Due to the invasive nature of workforce management software, manufacturers must have a clear vision of what they...
hope to accomplish with the technology along with backing from key influencers across all levels of the organization. Becoming familiar with workforce management best practices is a good place to start.
Because workforce management tools impact all parts of an organization -- from human resources and accounting to shop-floor workers -- it can elicit strong pushback. Both salaried and hourly employees tend to resist change and can respond with wariness when routine time- and labor-related practices come under scrutiny.
Engaging stakeholders right from the start can help zero in on the key pain points of labor resources and foster the buy-in necessary for widespread adoption, experts say. In addition, getting stakeholder participation in defining the rules “environment” helps to ensure that the workforce management system reflects the right business processes and industry regulations it needs to deliver optimal cost savings and labor efficiencies.
Surveying employees and working with stakeholders to get a handle on labor-related rules at the outset is a good place to channel project resources, according to David O’Connell, senior analyst at Boston-based Nucleus Research. Statistics show that companies overpay employees 1.2% on average, a number that tends to be even higher in companies with more complex rules environments, O’Connell said.
“Rule complexity causes you to make errors and overpay employees,” he explained. “Surveying is a good place to spend money because when you automate and automate well, you’re going to eliminate a high percentage of those errors.”
Enlisting project champions for workforce management software
Gaining the support of rank-and-file project champions was critical to the successful deployment of workforce management software at BAE Systems Southeast Shipyards in Mobile, Ala., according to IT director Craig Honour. The company, which earlier this year won Nucleus Research’s Technology ROI award for its implementation of workforce management software, was able to save $1.9 million annually thanks to decreased administrative time, reduced paper costs and increased productivity that resulted from using the system.

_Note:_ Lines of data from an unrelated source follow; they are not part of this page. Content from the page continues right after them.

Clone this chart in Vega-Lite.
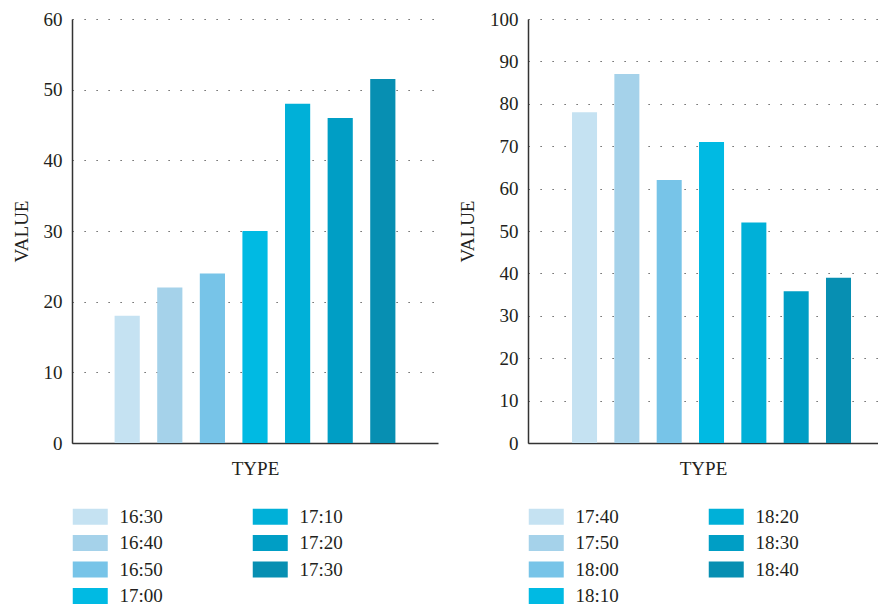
{
  "$schema": "https://vega.github.io/schema/vega-lite/v6.json",
  "padding": {"left": 12, "top": 10, "right": 0, "bottom": 0},
  "background": "white",
  "datasets": {
    "left": [
      {"time": "16:30", "value": 18},
      {"time": "16:40", "value": 22},
      {"time": "16:50", "value": 24},
      {"time": "17:00", "value": 30},
      {"time": "17:10", "value": 48},
      {"time": "17:20", "value": 46},
      {"time": "17:30", "value": 51.5}
    ],
    "right": [
      {"time": "17:40", "value": 78},
      {"time": "17:50", "value": 87},
      {"time": "18:00", "value": 62},
      {"time": "18:10", "value": 71},
      {"time": "18:20", "value": 52},
      {"time": "18:30", "value": 35.8},
      {"time": "18:40", "value": 39}
    ]
  },
  "spacing": 20,
  "resolve": {"scale": {"color": "independent", "y": "independent", "x": "independent"}},
  "hconcat": [
    {
      "width": 366,
      "height": 424,
      "data": {"name": "left"},
      "mark": {"type": "bar"},
      "encoding": {
        "x": {
          "field": "time", "type": "nominal", "sort": "ascending",
          "scale": {"paddingInner": 0.409, "paddingOuter": 1.04},
          "axis": {"title": "TYPE", "labels": false, "ticks": false, "titlePadding": 16}
        },
        "y": {
          "field": "value", "type": "quantitative",
          "scale": {"domain": [0, 60]},
          "axis": {"title": "VALUE", "values": [0, 10, 20, 30, 40, 50, 60], "grid": true}
        },
        "color": {
          "field": "time", "type": "nominal",
          "scale": {
            "domain": ["16:30", "16:40", "16:50", "17:00", "17:10", "17:20", "17:30"],
            "range": ["#c5e2f2", "#a5d2ea", "#77c4e8", "#00bae3", "#00b0d8", "#009ec5", "#078fb2"]
          },
          "legend": {"title": null}
        }
      }
    },
    {
      "width": 350,
      "height": 424,
      "data": {"name": "right"},
      "mark": {"type": "bar"},
      "encoding": {
        "x": {
          "field": "time", "type": "nominal", "sort": "ascending",
          "scale": {"paddingInner": 0.409, "paddingOuter": 0.839, "align": 0.62},
          "axis": {"title": "TYPE", "labels": false, "ticks": false, "titlePadding": 16}
        },
        "y": {
          "field": "value", "type": "quantitative",
          "scale": {"domain": [0, 100]},
          "axis": {"title": "VALUE", "values": [0, 10, 20, 30, 40, 50, 60, 70, 80, 90, 100], "grid": true}
        },
        "color": {
          "field": "time", "type": "nominal",
          "scale": {
            "domain": ["17:40", "17:50", "18:00", "18:10", "18:20", "18:30", "18:40"],
            "range": ["#c5e2f2", "#a5d2ea", "#77c4e8", "#00bae3", "#00b0d8", "#009ec5", "#078fb2"]
          },
          "legend": {"title": null}
        }
      }
    }
  ],
  "config": {
    "view": {"stroke": null},
    "font": "Liberation Serif",
    "axis": {
      "labelFont": "Liberation Serif",
      "titleFont": "Liberation Serif",
      "labelFontSize": 19,
      "titleFontSize": 19,
      "titleFontWeight": "normal",
      "labelColor": "#231f20",
      "titleColor": "#231f20",
      "domainColor": "#333333",
      "domainWidth": 1.5,
      "ticks": false,
      "labelPadding": 10,
      "gridColor": "#444444",
      "gridDash": [1.2, 10.8],
      "gridWidth": 1.2,
      "gridOpacity": 1
    },
    "axisY": {"titlePadding": 12},
    "axisX": {"grid": false},
    "legend": {
      "orient": "none",
      "legendX": 8.75,
      "legendY": 488,
      "columns": 2,
      "padding": 0,
      "symbolType": "M-2,-0.914h4v1.828h-4z",
      "symbolSize": 306.25,
      "symbolStrokeWidth": 0,
      "labelFont": "Liberation Serif",
      "labelFontSize": 19,
      "labelColor": "#231f20",
      "labelOffset": 19.75,
      "rowPadding": 6.5,
      "columnPadding": 89
    }
  }
}
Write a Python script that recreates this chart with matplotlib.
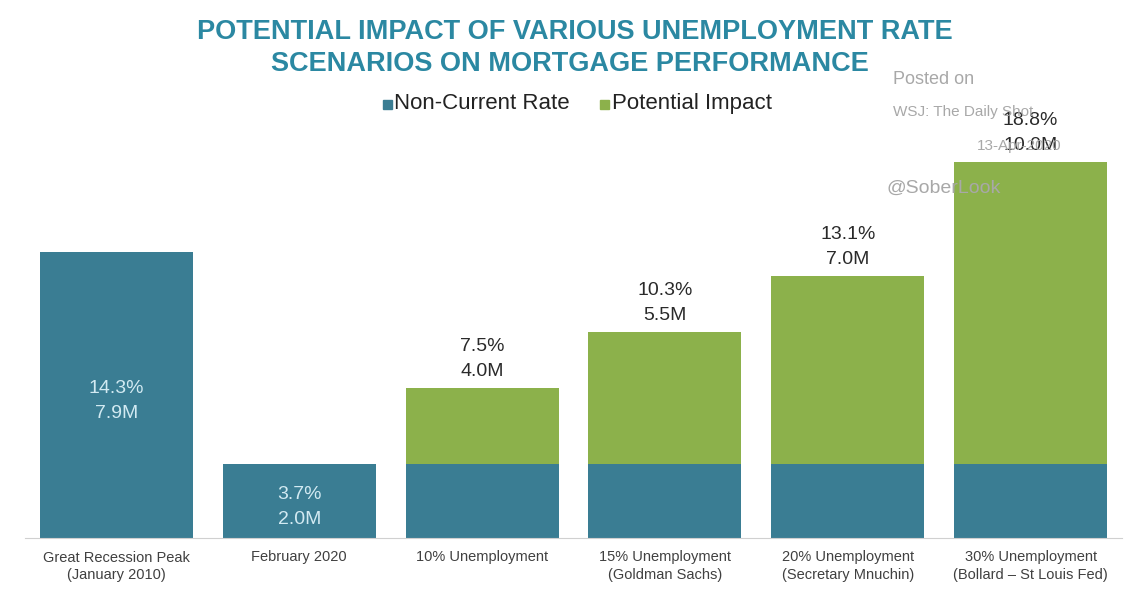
import matplotlib.pyplot as plt
from matplotlib.patches import Rectangle

categories = ['Great Recession Peak\n(January 2010)', 'February 2020', '10% Unemployment',
              '15% Unemployment\n(Goldman Sachs)', '20% Unemployment\n(Secretary Mnuchin)',
              '30% Unemployment\n(Bollard \u2013 St Louis Fed)']
non_current = [14.3, 3.7, 3.7, 3.7, 3.7, 3.7]
potential = [0, 0, 3.8, 6.6, 9.4, 15.1]
totals = [14.3, 3.7, 7.5, 10.3, 13.1, 18.8]
loans = ['7.9M', '2.0M', '4.0M', '5.5M', '7.0M', '10.0M']

blue = '#3a7d93'
green = '#8cb14b'

plt.rcParams['font.family'] = ['Liberation Sans', 'DejaVu Sans']
fig = plt.figure(figsize=(11.25, 5.97), dpi=100)
ax = fig.add_axes([25 / 1125, 1 - 538 / 597, 1097 / 1125, 400 / 597])

x = range(len(categories))
ax.bar(x, non_current, width=0.836, color=blue)
ax.bar(x, potential, width=0.836, bottom=non_current, color=green)
ax.set_xlim(-0.5, 5.5)
ax.set_ylim(0, 20)

# watermark text behind the labels
wm = '#a8a8a8'
fig.text(893 / 1125, 1 - 80 / 597, 'Posted on', fontsize=13, color=wm, va='center')
fig.text(893 / 1125, 1 - 112 / 597, 'WSJ: The Daily Shot', fontsize=11, color=wm, va='center')
fig.text(1062 / 1125, 1 - 146 / 597, '13-Apr-2020', fontsize=11, color=wm, va='center', ha='right')
fig.text(887 / 1125, 1 - 188 / 597, '@SoberLook', fontsize=14, color=wm, va='center')

for i in x:
    label = '%.1f%%\n%s' % (totals[i], loans[i])
    if potential[i] == 0:
        ax.text(i, totals[i] / 2 - 0.3, label, ha='center', va='center', fontsize=14,
                color='#d2eaf2', linespacing=1.6)
    else:
        ax.text(i, totals[i] + 0.4, label, ha='center', va='bottom', fontsize=14,
                color='#2a2a2a', linespacing=1.6)

ax.set_xticks(list(x))
ax.set_xticklabels(categories, fontsize=10.5, color='#404040', linespacing=1.3)
ax.tick_params(axis='x', length=0, pad=9)
ax.set_yticks([])
for s in ['top', 'right', 'left']:
    ax.spines[s].set_visible(False)
ax.spines['bottom'].set_color('#d0d0d0')

fig.text(575 / 1125, 1 - 32 / 597, 'POTENTIAL IMPACT OF VARIOUS UNEMPLOYMENT RATE',
         ha='center', va='center', fontsize=19.5, fontweight='bold', color='#2b88a2')
fig.text(570 / 1125, 1 - 64 / 597, 'SCENARIOS ON MORTGAGE PERFORMANCE',
         ha='center', va='center', fontsize=19.5, fontweight='bold', color='#2b88a2')

# legend
ly = 1 - 104 / 597
fig.patches.append(Rectangle((383 / 1125, ly - 5 / 597), 9 / 1125, 9 / 597,
                             transform=fig.transFigure, color=blue))
fig.text(394 / 1125, ly, 'Non-Current Rate', fontsize=16, va='center', color='#222222')
fig.patches.append(Rectangle((600 / 1125, ly - 5 / 597), 9 / 1125, 9 / 597,
                             transform=fig.transFigure, color=green))
fig.text(612 / 1125, ly, 'Potential Impact', fontsize=16, va='center', color='#222222')

fig.savefig('out.png', dpi=100)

From the very beginning, Honour’s team worked with stakeholders on everything from defining pain points to specifying system requirements to participating in the selection team that evaluated workforce management software vendors. Keeping stakeholders involved every step of the way gave them ownership and a drive to make the deployment succeed. “When you are trying to sell an IT system to blue-collar workers, it’s a hard sell,” Honour explained. “Getting them involved early made life easier.”
The group of influencers was also critical in getting others onboard. “Now you have a cadre of owners who are not badmouthing a system, but are telling their buddies that this is good for them and can bring big changes,” Honour said.
Another best practice for successful deployment is conducting a pilot phase with the vendor’s help before committing to a major purchase, according to Honour. “Doing a pilot keeps the vendor engaged and gives you a leg up on implementation,” he said. “If the pilot is successful, you accumulate lessons learned and tweaks that will be necessary for the go-live implementation.”
Honour and other workforce management software practitioners recommend a number of other best practices:
• Walk, don’t run. After creating a long-term vision and rollout plan for the software, move forward with a phased deployment, starting with one group or location. Take advantage of every small success to amass deployment best practices and get other groups onboard.
• Don’t skimp on investment in training. These are complex systems that can deliver huge results when used to their potential. Encourage stakeholders to participate in training and maintain a tracking list to stay on top of deployment issues.
• Exploit reporting capabilities. Much of the power of workforce management software lies in the reporting capabilities, which give companies visibility into bottlenecks or inefficiencies that, when corrected, can deliver significant return on investment. The lesson here: Don’t get so caught up in the day-to-day time-tracking aspects of the system that you lose sight of the power of analytics.